Bu kapı, bakkal dükkânı kapısına benzemez
Her türlü malın ve ürünün ticâreti yapılır, ama ilmin ve hele hele mânevî terbiyenin ucu banka hesâbına bağlanıyorsa, bu hesâbın altından hiçbir muhasebeci kalkamaz. Dünyâlığını yapıp tuzunu kurutmayı tek amaç edinenler için bu söylediklerim bir şey ifâde etmiyor olabilir. Ama hümanizm soslu, kapitalizm ile marine edilmiş sufizmi, tasavvuf diye satmaya kalkmak, müşterisi bol olsa da, bakkal dükkanı açıp kapamaya benzemez. O anlatılıp uygulanmayan menkıbeler, bir film şeridi gibi gözlerinin önünden geçmeye başladığında perdenin kapanmış olduğunu anlamaları ve pişman olmaları da bir anlam ifâde etmeyecektir.

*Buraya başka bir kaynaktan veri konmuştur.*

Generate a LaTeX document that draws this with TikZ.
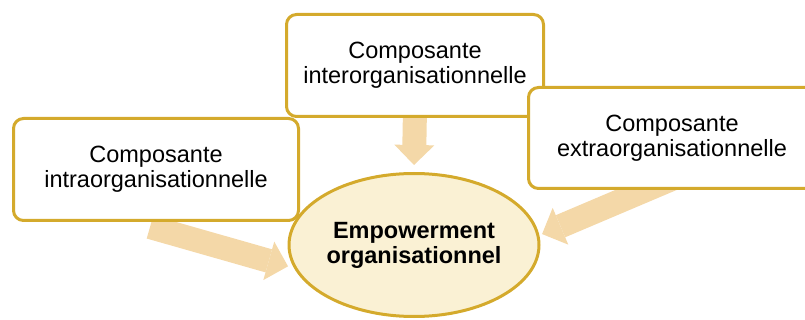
\documentclass[tikz,border=0pt]{standalone}
\usepackage{fontspec}
\setmainfont{Liberation Sans}
\usetikzlibrary{arrows.meta,shapes.geometric,backgrounds}
\definecolor{gold}{RGB}{212,170,44}
\definecolor{sand}{RGB}{244,216,168}
\definecolor{cream}{RGB}{250,241,212}
\begin{document}
\begin{tikzpicture}[x=1pt,y=-1pt,line join=round]
\tikzset{every node/.style={font=\fontsize{23.5}{25}\selectfont,align=center,inner sep=0pt},
  compbox/.style={draw=gold,fill=white,line width=3pt,rounded corners=10pt},
  fatarrow/.style={draw=sand,line width=24pt,-{Triangle[length=20pt,width=40pt,line width=0pt]}}}
\clip (0,0) rectangle (805,320);
\node[ellipse,draw=gold,fill=cream,line width=3pt,minimum width=250pt,minimum height=143pt,
  font=\fontsize{23.5}{25}\selectfont\bfseries] (emp) at (414,245) {Empowerment\\organisationnel};
\node[compbox,minimum width=257pt,minimum height=102pt] (inter) at (415,65.5) {Composante\\interorganisationnelle};
\node[compbox,minimum width=285pt,minimum height=102pt] (intra) at (156,169.5) {Composante\\intraorganisationnelle};
\node[compbox,minimum width=287pt,minimum height=101pt] (extra) at (672,138) {Composante\\extraorganisationnelle};
\begin{scope}[on background layer]
\draw[fatarrow] ([yshift=10pt]inter.south) -- ([yshift=7pt]emp.north);
\draw[fatarrow] ([shift={(-6pt,-5pt)}]intra.south) -- ([xshift=-5pt]emp.190);
\draw[fatarrow] ([shift={(1pt,11.5pt)}]extra.south) -- ([xshift=3pt]emp.5);
\end{scope}
\end{tikzpicture}
\end{document}
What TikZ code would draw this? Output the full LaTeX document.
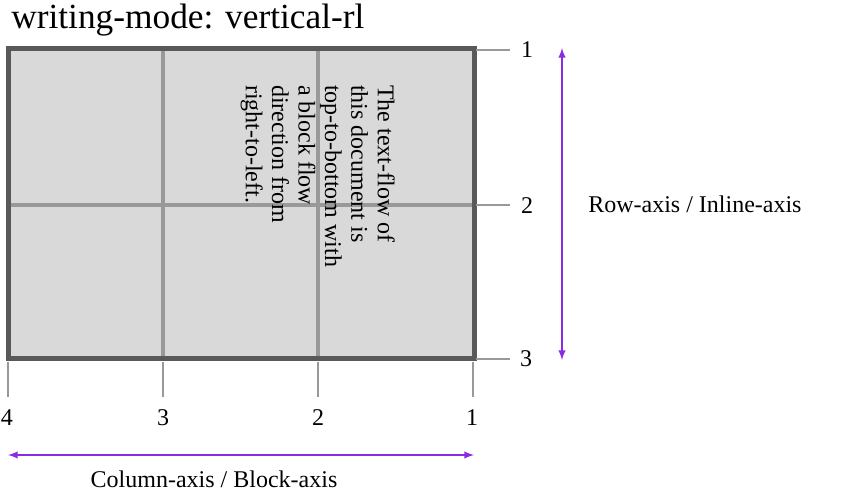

Ne Hz. Mevlânâ’nın yolu ne de diğer Allah dostlarının yolları, piyasadaki palyaçolar sâhiplendi diye bu günlere gelmedi. “Kem âlet ile kemâlat olmaz” sözünün tam karşılığı olan bu isimlerin ömrü, sosyal medyadaki paylaşımların ömrü kadar kısa olur, ama bunun vebâlini bir ömür üstlerinden atamazlar.
Hz. Mevlânâ’nın “Gel, ne olursan ol yine gel” diye bilinen şiiri yazmadığı biliyoruz. Ama bu şiiri, Mevlânâ’nın dergâhını “Yolgeçen hanı” zannıyla okuyanlara bir tavsiyem olacak. Aynı dönemde yaşasalardı Hz. Mevlânâ’nın dergâhının önünden bile geçemeyecek olan bu tipler, adı “Celâleddin” olan Hz. Pir’in hayâtını zahmet edip ayık kafayla okusunlar ki, yanlışlara karşı nasıl celâllendiğini ve kime “gel”, kime “git” dediğini öğreniversinler. Vesselâm.